If for any reason you wish to avoid installing the man pages or the pkg-config file, you can use the following installation sub targets instead: install-lib, install-doc, and install-pc.

Test suite

$ make test

It should display a nice printout of all the tests, ending with "All tests OK!". If you see "failure" or "Error" anywhere, something has gone wrong.

Do not use Monocypher without running those tests at least once.

The same test suite can be run under Clang sanitisers and Valgrind, and be checked for code coverage:

$ tests/test.sh
$ tests/coverage.sh

Serious auditing

The code may be analysed more formally with Frama-c and the TIS interpreter. To analyse the code with Frama-c, run:

$ tests/formal-analysis.sh
$ tests/frama-c.sh

This will have Frama-c parse, and analyse the code, then launch a GUI. You must have Frama-c installed. See frama-c.sh for the recommended settings. To run the code under the TIS interpreter, run

$ tests/formal-analysis.sh
$ tis-interpreter.sh --cc -Dvolatile= tests/formal-analysis/*.c

Notes:

  • tis-interpreter.sh is part of TIS. If it is not in your path, adjust the command accordingly.

  • The TIS interpreter sometimes fails to evaluate correct programs when they use the volatile keyword (which is only used as an attempt to prevent dead store elimination for memory wipes). The -cc -Dvolatile= option works around that bug by ignoring volatile altogether.

Customisation

Monocypher has optional compatibility with Ed25519. To have that, add monocypher-ed25519.h and monocypher-ed25519.c provided in src/optional to your project. If you compile or install Monocypher with the makefile, they will be automatically included.

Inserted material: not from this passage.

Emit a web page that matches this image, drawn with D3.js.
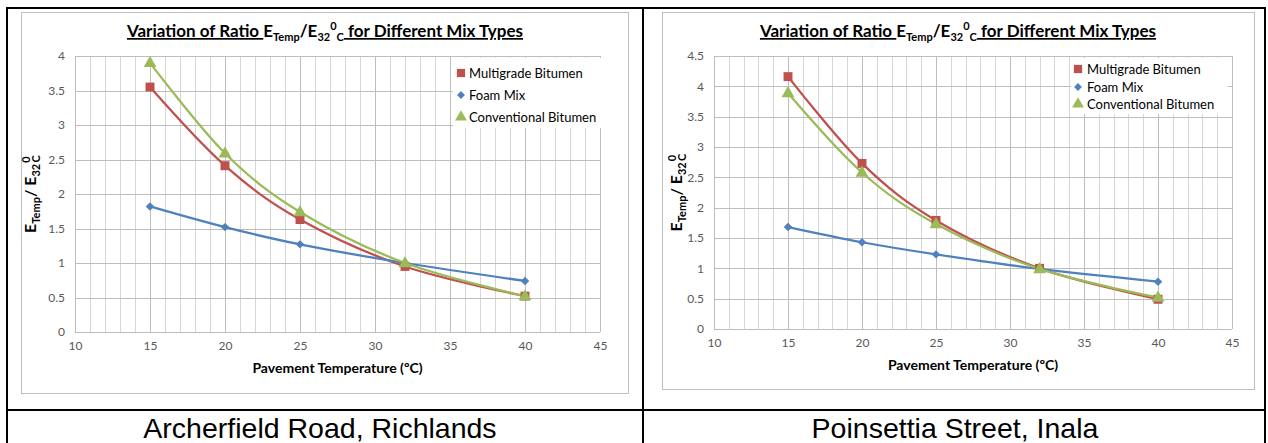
<!DOCTYPE html>
<html><head><meta charset="utf-8">
<script src="https://cdn.jsdelivr.net/npm/d3@7"></script>
<style>
html,body{margin:0;padding:0;background:#fff;}
svg{display:block;}
</style></head>
<body>
<svg id="c" width="1268" height="443"></svg>
<script>
// ---- data ----
const temps = [15, 20, 25, 32, 40];
const xTicks = [10, 15, 20, 25, 30, 35, 40, 45];
const yTicksLeft = [0, 0.5, 1, 1.5, 2, 2.5, 3, 3.5, 4];
const yTicksRight = [0, 0.5, 1, 1.5, 2, 2.5, 3, 3.5, 4, 4.5];
const seriesNames = ["Multigrade Bitumen", "Foam Mix", "Conventional Bitumen"];
const richMultigrade = [3.55, 2.41, 1.63, 0.95, 0.52];
const richFoam = [1.82, 1.52, 1.27, 1.00, 0.74];
const richConventional = [3.90, 2.59, 1.74, 1.00, 0.52];
const inalaMultigrade = [4.16, 2.73, 1.79, 1.00, 0.49];
const inalaFoam = [1.68, 1.43, 1.23, 0.99, 0.78];
const inalaConventional = [3.89, 2.58, 1.73, 0.99, 0.52];
const captions = ["Archerfield Road, Richlands", "Poinsettia Street, Inala"];

const colors = ["#C0504D", "#4F81BD", "#9BBB59"];
const shapes = [d3.symbolSquare, d3.symbolSquare, d3.symbolTriangle];
const rotations = [0, 45, 0];
const shapeSizes = [80, 36, 72];

const svg = d3.select("#c");
const FONT = "Lato, 'Open Sans', sans-serif";

const charts = [
  {frame:{x:21,y:12,w:607,h:381}, plot:{l:75,r:600,t:56,b:332}, yMax:4, yTicks:yTicksLeft,
   titleX:325, titleY:37, yTitleX:36, xTitleY:373,
   legend:{x:453,y:58,w:149,h:70,rows:[73,95,117],mx:461,tx:469,fs:13},
   series:[richMultigrade, richFoam, richConventional], caption:captions[0], capX:320},
  {frame:{x:662,y:12,w:592,h:377}, plot:{l:714,r:1232,t:56,b:329}, yMax:4.5, yTicks:yTicksRight,
   titleX:958, titleY:37, yTitleX:682, xTitleY:370,
   legend:{x:1071,y:58,w:157,h:56,rows:[69,87,104],mx:1078,tx:1087,fs:13},
   series:[inalaMultigrade, inalaFoam, inalaConventional], caption:captions[1], capX:955}
];

charts.forEach(ch => {
  const g = svg.append("g");
  g.append("rect").attr("x", ch.frame.x + 0.5).attr("y", ch.frame.y + 0.5)
    .attr("width", ch.frame.w).attr("height", ch.frame.h)
    .attr("fill", "#fff").attr("stroke", "#bfbfbf").attr("stroke-width", 1);

  const x = d3.scaleLinear().domain([10, 45]).range([ch.plot.l, ch.plot.r]);
  const y = d3.scaleLinear().domain([0, ch.yMax]).range([ch.plot.b, ch.plot.t]);

  const vg = d3.range(10, 46, 1);
  g.append("g").selectAll("line").data(vg).join("line")
    .attr("x1", d => Math.round(x(d)) + 0.5).attr("x2", d => Math.round(x(d)) + 0.5)
    .attr("y1", ch.plot.t).attr("y2", ch.plot.b)
    .attr("stroke", d => d % 5 === 0 ? "#bdbdbd" : "#d6d6d6").attr("stroke-width", 1);
  g.append("g").selectAll("line").data(ch.yTicks).join("line")
    .attr("x1", ch.plot.l).attr("x2", ch.plot.r)
    .attr("y1", d => Math.round(y(d)) + 0.5).attr("y2", d => Math.round(y(d)) + 0.5)
    .attr("stroke", "#bdbdbd").attr("stroke-width", 1);

  const xAxis = d3.axisBottom(x).tickValues(xTicks).tickSize(0).tickPadding(9).tickFormat(d3.format("d"));
  const xa = g.append("g").attr("transform", `translate(0,${ch.plot.b})`).call(xAxis);
  xa.select(".domain").remove();
  xa.selectAll("text").attr("font-family", FONT).attr("font-size", 12).attr("fill", "#595959");

  const yAxis = d3.axisLeft(y).tickValues(ch.yTicks).tickSize(0).tickPadding(10).tickFormat(d => String(d));
  const ya = g.append("g").attr("transform", `translate(${ch.plot.l},0)`).call(yAxis);
  ya.select(".domain").remove();
  ya.selectAll("text").attr("font-family", FONT).attr("font-size", 12).attr("fill", "#595959");

  // title
  const t = g.append("text").attr("x", ch.titleX).attr("y", ch.titleY)
    .attr("text-anchor", "middle").attr("font-family", FONT).attr("font-weight", "bold")
    .attr("font-size", 17).attr("fill", "#000");
  t.append("tspan").attr("text-decoration", "underline").text("Variation of Ratio ");
  t.append("tspan").text("E");
  t.append("tspan").attr("font-size", 11).attr("dy", 4).text("Temp");
  t.append("tspan").attr("dy", -4).text("/E");
  t.append("tspan").attr("font-size", 11).attr("dy", 4).text("32");
  t.append("tspan").attr("font-size", 11).attr("dy", -11).text("0");
  t.append("tspan").attr("font-size", 11).attr("dy", 11).text("C");
  t.append("tspan").attr("dy", -4).attr("text-decoration", "underline").text(" for Different Mix Types");

  g.append("text").attr("x", (ch.plot.l + ch.plot.r) / 2).attr("y", ch.xTitleY)
    .attr("text-anchor", "middle").attr("font-family", FONT).attr("font-weight", "bold")
    .attr("font-size", 14).attr("fill", "#000").text("Pavement Temperature (ºC)");

  // y title
  const yc = (ch.plot.t + ch.plot.b) / 2;
  const yt = g.append("text").attr("transform", `translate(${ch.yTitleX},${yc}) rotate(-90)`)
    .attr("text-anchor", "middle").attr("font-family", FONT).attr("font-weight", "bold")
    .attr("font-size", 16).attr("fill", "#000");
  yt.append("tspan").text("E");
  yt.append("tspan").attr("font-size", 11).attr("dy", 4).text("Temp");
  yt.append("tspan").attr("dy", -4).text("/ E");
  yt.append("tspan").attr("font-size", 11).attr("dy", 4).text("32");
  yt.append("tspan").attr("font-size", 11).attr("dy", -10).attr("dx", 1).text("0");
  yt.append("tspan").attr("font-size", 11).attr("dy", 10).attr("dx", -6).text("C");

  const line = d3.line().x((d, i) => x(temps[i])).y(d => y(d)).curve(d3.curveCardinal.tension(0));
  ch.series.forEach((s, k) => {
    g.append("path").datum(s).attr("d", line).attr("fill", "none")
      .attr("stroke", colors[k]).attr("stroke-width", 2.25);
  });
  ch.series.forEach((s, k) => {
    const sym = d3.symbol().type(shapes[k]).size(shapeSizes[k]);
    g.append("g").selectAll("path").data(s).join("path")
      .attr("transform", (d, i) => `translate(${x(temps[i])},${y(d) + (k === 2 ? 0.5 : 0)}) rotate(${rotations[k]})`)
      .attr("d", sym).attr("fill", colors[k]);
  });

  const L = ch.legend;
  g.append("rect").attr("x", L.x).attr("y", L.y).attr("width", L.w).attr("height", L.h).attr("fill", "#fff");
  seriesNames.forEach((n, k) => {
    const sym = d3.symbol().type(shapes[k]).size(shapeSizes[k] * 0.85);
    g.append("path").attr("transform", `translate(${L.mx},${L.rows[k]}) rotate(${rotations[k]})`).attr("d", sym).attr("fill", colors[k]);
    g.append("text").attr("x", L.tx).attr("y", L.rows[k] + 4.5).attr("font-family", FONT)
      .attr("font-size", L.fs).attr("fill", "#000").text(n);
  });

  svg.append("text").attr("x", ch.capX).attr("y", 438).attr("text-anchor", "middle")
    .attr("font-family", "'Liberation Sans', Arial, sans-serif").attr("font-size", 28.5)
    .attr("fill", "#000").text(ch.caption);
});

const bl = svg.append("g").attr("stroke", "#000").attr("stroke-width", 2);
bl.append("line").attr("x1", 6).attr("x2", 1266).attr("y1", 8).attr("y2", 8);
bl.append("line").attr("x1", 6).attr("x2", 1266).attr("y1", 410).attr("y2", 410);
[7, 643, 1265].forEach(xv => bl.append("line").attr("x1", xv).attr("x2", xv).attr("y1", 7).attr("y2", 443));
</script>
</body></html>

Monocypher also has the BLAKE2_NO_UNROLLING preprocessor flag, which is activated by compiling monocypher.c with the -DBLAKE2_NO_UNROLLING option.

The -DBLAKE2_NO_UNROLLING option is a performance tweak. By default, Monocypher unrolls the BLAKE2b inner loop, because doing so is over 25% faster on modern processors. Some embedded processors however, run the unrolled loop slower (possibly because of the cost of fetching 5KB of additional code). If you're using an embedded platform, try this option. The binary will be about 5KB smaller, and in some cases faster.

The MONOCYPHER_CPP_NAMESPACE preprocessor definition allows C++ users who compile Monocypher as C++ to wrap it in a namespace. When it is not defined (the default), we assume Monocypher is compiled as C, and an extern "C" declaration is added when we detect that the header is included in C++ code.

The change-prefix.sh script can rename all functions by replacing crypto_ by a chosen prefix, so you can avoid name clashes. For instance, the following command changes all instances of crypto_ by foobar_ (note the absence of the underscore):

./change-prefix.sh foobar

Contributor notes

If you are reading this, you cloned the GitHub repository. You miss a couple files that ship with the tarball releases:

  • The tests/vectors.h header. Generating it requires libsodium. Go to tests/gen/, then run make.
  • The html version of the manual, generated by the doc/doc_gen.sh script. You will need mandoc and Python 3.

To generate a tarball, simply type make dist. It will make a tarball with a name that matches the current version (using git describe), in the current directory.